--- START Information shown ---

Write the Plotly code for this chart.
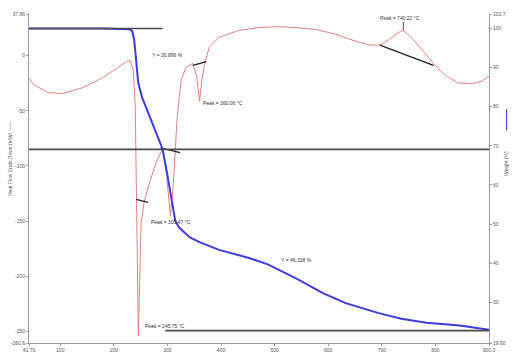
import plotly.graph_objects as go

# Axis ranges
T_MIN, T_MAX = 41.7, 900.0
HF_MIN, HF_MAX = -260.6, 37.86
WT_MIN, WT_MAX = 19.6, 103.7

# DSC heat flow (mW) vs temperature (°C)
dsc_temp = [41.7, 50.9, 78.2, 105.5, 141.8, 178.2, 205.5, 223.6, 230.9, 236.4, 240.0,
            242.7, 245.75, 248.2, 250.9, 256.4, 265.5, 278.2, 290.9, 298.2, 305.47,
            310.9, 318.2, 325.5, 334.5, 347.3, 354.5, 360.06, 363.6, 369.1, 378.2,
            396.4, 432.7, 469.1, 505.5, 541.8, 578.2, 614.5, 650.9, 678.2, 696.4,
            714.5, 730.9, 740.22, 750.9, 769.1, 796.4, 818.2, 841.8, 869.1, 887.3, 900.0]
dsc_heat = [-20.5, -26.4, -33.5, -34.3, -29.0, -20.2, -11.4, -5.3, -4.4, -13.2, -46.7,
            -143.5, -254.4, -205.0, -152.3, -133.0, -117.0, -97.7, -84.5, -106.5, -145.2,
            -117.0, -55.5, -22.0, -10.6, -7.0, -18.5, -41.4, -24.6, -7.9, 7.9,
            16.7, 22.9, 25.5, 26.4, 25.5, 23.8, 19.4, 13.2, 9.7, 9.7,
            15.0, 21.1, 22.9, 18.5, 8.8, -7.0, -17.6, -24.6, -25.5, -22.9, -18.5]

# TGA weight (%) vs temperature (°C)
tga_temp = [41.7, 178.2, 229.1, 234.5, 238.2, 241.8, 245.5, 252.7, 260.0, 274.5, 290.9,
            300.0, 309.1, 314.5, 321.8, 329.1, 341.8, 360.0, 396.4, 450.9, 487.3, 541.8,
            590.9, 632.7, 692.7, 736.4, 783.6, 845.5, 887.3, 900.0]
tga_weight = [100.0, 100.0, 99.8, 99.3, 96.8, 91.1, 86.1, 82.4, 79.9, 74.9, 69.2,
              62.5, 55.8, 50.9, 49.1, 48.1, 46.6, 45.4, 43.4, 41.4, 39.7, 36.0,
              32.3, 29.8, 27.3, 25.8, 24.8, 24.1, 23.3, 23.0]

# Weight-loss steps (%)
step_losses = [30.896, 46.328]
level_0 = 100.0
level_1 = level_0 - step_losses[0]
level_2 = level_1 - step_losses[1]
step_lines = [
    ([T_MIN, 290.9], [level_0, level_0]),
    ([T_MIN, T_MAX], [level_1, level_1]),
    ([296.0, T_MAX], [level_2, level_2]),
]

# DSC peak baselines (temperature pairs, heat-flow pairs)
dsc_baselines = [
    ([241.8, 263.6], [-130.3, -133.0]),
    ([287.3, 323.6], [-83.6, -88.0]),
    ([347.3, 372.7], [-8.8, -5.3]),
    ([696.4, 796.4], [9.7, -8.8]),
]

# Peak temperatures (°C)
peak_temps = [245.75, 305.47, 360.06, 740.22]

x_ticks = [T_MIN, 100, 200, 300, 400, 500, 600, 700, 800, T_MAX]
x_tick_text = ["41.70", "100", "200", "300", "400", "500", "600", "700", "800", "900.0"]
hf_ticks = [HF_MIN, -250, -200, -150, -100, -50, 0, HF_MAX]
hf_tick_text = ["-260.6", "-250", "-200", "-150", "-100", "-50", "0", "37.86"]
wt_ticks = [WT_MIN, 30, 40, 50, 60, 70, 80, 90, 100, WT_MAX]
wt_tick_text = ["19.60", "30", "40", "50", "60", "70", "80", "90", "100", "103.7"]

fig = go.Figure()

fig.add_trace(go.Scatter(x=dsc_temp, y=dsc_heat, mode="lines",
                         line=dict(color="#e68080", width=1), yaxis="y"))
fig.add_trace(go.Scatter(x=tga_temp, y=tga_weight, mode="lines",
                         line=dict(color="#3d3dda", width=2), yaxis="y2"))

for xs, ys in step_lines:
    fig.add_trace(go.Scatter(x=xs, y=ys, mode="lines",
                             line=dict(color="#4a4a4a", width=1.6), yaxis="y2"))

for xs, ys in dsc_baselines:
    fig.add_trace(go.Scatter(x=xs, y=ys, mode="lines",
                             line=dict(color="#222222", width=1.3), yaxis="y"))

# Peak marker at the high-temperature exotherm
fig.add_trace(go.Scatter(x=[peak_temps[3], peak_temps[3]], y=[22.9, 30.5], mode="lines",
                         line=dict(color="#555555", width=1), yaxis="y"))

label_font = dict(family="Liberation Sans, Arial, sans-serif", size=5, color="#333333")
labels = [
    (692.7, 34.3, f"Peak = {peak_temps[3]:.2f} °C"),
    (268.0, 0.9, f"Y = {step_losses[0]:.3f} %"),
    (361.8, -43.1, f"Peak = {peak_temps[2]:.2f} °C"),
    (265.5, -150.5, f"Peak = {peak_temps[1]:.2f} °C"),
    (509.0, -184.9, f"Y = {step_losses[1]:.3f} %"),
    (254.5, -245.6, f"Peak = {peak_temps[0]:.2f} °C"),
]
annotations = [
    dict(x=x, y=y, xref="x", yref="y", text=t, showarrow=False,
         xanchor="left", yanchor="middle", font=label_font)
    for x, y, t in labels
]

PLOT_W, PLOT_H = 472, 339
axis_font = dict(family="Liberation Sans, Arial, sans-serif", size=5, color="#555555")
annotations += [
    dict(x=-20 / PLOT_W, y=(353 - 163) / PLOT_H, xref="paper", yref="paper",
         xanchor="center", yanchor="middle",
         text="Heat Flow Endo Down (mW) ——", textangle=-90, showarrow=False,
         font=axis_font),
    dict(x=1 + 18 / PLOT_W, y=(353 - 168) / PLOT_H, xref="paper", yref="paper",
         xanchor="center", yanchor="middle",
         text="Weight (%)", textangle=-90, showarrow=False, font=axis_font),
]

shapes = [
    dict(type="line", xref="paper", yref="paper",
         x0=1 + 18 / PLOT_W, x1=1 + 18 / PLOT_W, y0=(353 - 112) / PLOT_H, y1=(353 - 134) / PLOT_H,
         line=dict(color="#4a4ad6", width=1.2)),
]

common_axis = dict(showline=True, linecolor="#9a9a9a", linewidth=1, showgrid=False,
                   zeroline=False, ticks="outside", ticklen=2, tickcolor="#9a9a9a",
                   tickfont=axis_font)

fig.update_layout(
    width=517, height=364,
    margin=dict(l=25, r=20, t=14, b=11),
    paper_bgcolor="white", plot_bgcolor="white",
    showlegend=False,
    xaxis=dict(range=[T_MIN, T_MAX], tickvals=x_ticks, ticktext=x_tick_text, **common_axis),
    yaxis=dict(range=[HF_MIN, HF_MAX], tickvals=hf_ticks, ticktext=hf_tick_text, **common_axis),
    yaxis2=dict(range=[WT_MIN, WT_MAX], tickvals=wt_ticks, ticktext=wt_tick_text,
                overlaying="y", side="right", **common_axis),
    annotations=annotations,
    shapes=shapes,
)

fig.write_html("out.html")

--- END Information shown ---

- **What you need to do**
Without the pictures, output the full listing exactly as it stands.

- **Task result**
Write the Plotly code for this chart.
import plotly.graph_objects as go

# Axis ranges
T_MIN, T_MAX = 41.7, 900.0
HF_MIN, HF_MAX = -260.6, 37.86
WT_MIN, WT_MAX = 19.6, 103.7

# DSC heat flow (mW) vs temperature (°C)
dsc_temp = [41.7, 50.9, 78.2, 105.5, 141.8, 178.2, 205.5, 223.6, 230.9, 236.4, 240.0,
            242.7, 245.75, 248.2, 250.9, 256.4, 265.5, 278.2, 290.9, 298.2, 305.47,
            310.9, 318.2, 325.5, 334.5, 347.3, 354.5, 360.06, 363.6, 369.1, 378.2,
            396.4, 432.7, 469.1, 505.5, 541.8, 578.2, 614.5, 650.9, 678.2, 696.4,
            714.5, 730.9, 740.22, 750.9, 769.1, 796.4, 818.2, 841.8, 869.1, 887.3, 900.0]
dsc_heat = [-20.5, -26.4, -33.5, -34.3, -29.0, -20.2, -11.4, -5.3, -4.4, -13.2, -46.7,
            -143.5, -254.4, -205.0, -152.3, -133.0, -117.0, -97.7, -84.5, -106.5, -145.2,
            -117.0, -55.5, -22.0, -10.6, -7.0, -18.5, -41.4, -24.6, -7.9, 7.9,
            16.7, 22.9, 25.5, 26.4, 25.5, 23.8, 19.4, 13.2, 9.7, 9.7,
            15.0, 21.1, 22.9, 18.5, 8.8, -7.0, -17.6, -24.6, -25.5, -22.9, -18.5]

# TGA weight (%) vs temperature (°C)
tga_temp = [41.7, 178.2, 229.1, 234.5, 238.2, 241.8, 245.5, 252.7, 260.0, 274.5, 290.9,
            300.0, 309.1, 314.5, 321.8, 329.1, 341.8, 360.0, 396.4, 450.9, 487.3, 541.8,
            590.9, 632.7, 692.7, 736.4, 783.6, 845.5, 887.3, 900.0]
tga_weight = [100.0, 100.0, 99.8, 99.3, 96.8, 91.1, 86.1, 82.4, 79.9, 74.9, 69.2,
              62.5, 55.8, 50.9, 49.1, 48.1, 46.6, 45.4, 43.4, 41.4, 39.7, 36.0,
              32.3, 29.8, 27.3, 25.8, 24.8, 24.1, 23.3, 23.0]

# Weight-loss steps (%)
step_losses = [30.896, 46.328]
level_0 = 100.0
level_1 = level_0 - step_losses[0]
level_2 = level_1 - step_losses[1]
step_lines = [
    ([T_MIN, 290.9], [level_0, level_0]),
    ([T_MIN, T_MAX], [level_1, level_1]),
    ([296.0, T_MAX], [level_2, level_2]),
]

# DSC peak baselines (temperature pairs, heat-flow pairs)
dsc_baselines = [
    ([241.8, 263.6], [-130.3, -133.0]),
    ([287.3, 323.6], [-83.6, -88.0]),
    ([347.3, 372.7], [-8.8, -5.3]),
    ([696.4, 796.4], [9.7, -8.8]),
]

# Peak temperatures (°C)
peak_temps = [245.75, 305.47, 360.06, 740.22]

x_ticks = [T_MIN, 100, 200, 300, 400, 500, 600, 700, 800, T_MAX]
x_tick_text = ["41.70", "100", "200", "300", "400", "500", "600", "700", "800", "900.0"]
hf_ticks = [HF_MIN, -250, -200, -150, -100, -50, 0, HF_MAX]
hf_tick_text = ["-260.6", "-250", "-200", "-150", "-100", "-50", "0", "37.86"]
wt_ticks = [WT_MIN, 30, 40, 50, 60, 70, 80, 90, 100, WT_MAX]
wt_tick_text = ["19.60", "30", "40", "50", "60", "70", "80", "90", "100", "103.7"]

fig = go.Figure()

fig.add_trace(go.Scatter(x=dsc_temp, y=dsc_heat, mode="lines",
                         line=dict(color="#e68080", width=1), yaxis="y"))
fig.add_trace(go.Scatter(x=tga_temp, y=tga_weight, mode="lines",
                         line=dict(color="#3d3dda", width=2), yaxis="y2"))

for xs, ys in step_lines:
    fig.add_trace(go.Scatter(x=xs, y=ys, mode="lines",
                             line=dict(color="#4a4a4a", width=1.6), yaxis="y2"))

for xs, ys in dsc_baselines:
    fig.add_trace(go.Scatter(x=xs, y=ys, mode="lines",
                             line=dict(color="#222222", width=1.3), yaxis="y"))

# Peak marker at the high-temperature exotherm
fig.add_trace(go.Scatter(x=[peak_temps[3], peak_temps[3]], y=[22.9, 30.5], mode="lines",
                         line=dict(color="#555555", width=1), yaxis="y"))

label_font = dict(family="Liberation Sans, Arial, sans-serif", size=5, color="#333333")
labels = [
    (692.7, 34.3, f"Peak = {peak_temps[3]:.2f} °C"),
    (268.0, 0.9, f"Y = {step_losses[0]:.3f} %"),
    (361.8, -43.1, f"Peak = {peak_temps[2]:.2f} °C"),
    (265.5, -150.5, f"Peak = {peak_temps[1]:.2f} °C"),
    (509.0, -184.9, f"Y = {step_losses[1]:.3f} %"),
    (254.5, -245.6, f"Peak = {peak_temps[0]:.2f} °C"),
]
annotations = [
    dict(x=x, y=y, xref="x", yref="y", text=t, showarrow=False,
         xanchor="left", yanchor="middle", font=label_font)
    for x, y, t in labels
]

PLOT_W, PLOT_H = 472, 339
axis_font = dict(family="Liberation Sans, Arial, sans-serif", size=5, color="#555555")
annotations += [
    dict(x=-20 / PLOT_W, y=(353 - 163) / PLOT_H, xref="paper", yref="paper",
         xanchor="center", yanchor="middle",
         text="Heat Flow Endo Down (mW) ——", textangle=-90, showarrow=False,
         font=axis_font),
    dict(x=1 + 18 / PLOT_W, y=(353 - 168) / PLOT_H, xref="paper", yref="paper",
         xanchor="center", yanchor="middle",
         text="Weight (%)", textangle=-90, showarrow=False, font=axis_font),
]

shapes = [
    dict(type="line", xref="paper", yref="paper",
         x0=1 + 18 / PLOT_W, x1=1 + 18 / PLOT_W, y0=(353 - 112) / PLOT_H, y1=(353 - 134) / PLOT_H,
         line=dict(color="#4a4ad6", width=1.2)),
]

common_axis = dict(showline=True, linecolor="#9a9a9a", linewidth=1, showgrid=False,
                   zeroline=False, ticks="outside", ticklen=2, tickcolor="#9a9a9a",
                   tickfont=axis_font)

fig.update_layout(
    width=517, height=364,
    margin=dict(l=25, r=20, t=14, b=11),
    paper_bgcolor="white", plot_bgcolor="white",
    showlegend=False,
    xaxis=dict(range=[T_MIN, T_MAX], tickvals=x_ticks, ticktext=x_tick_text, **common_axis),
    yaxis=dict(range=[HF_MIN, HF_MAX], tickvals=hf_ticks, ticktext=hf_tick_text, **common_axis),
    yaxis2=dict(range=[WT_MIN, WT_MAX], tickvals=wt_ticks, ticktext=wt_tick_text,
                overlaying="y", side="right", **common_axis),
    annotations=annotations,
    shapes=shapes,
)

fig.write_html("out.html")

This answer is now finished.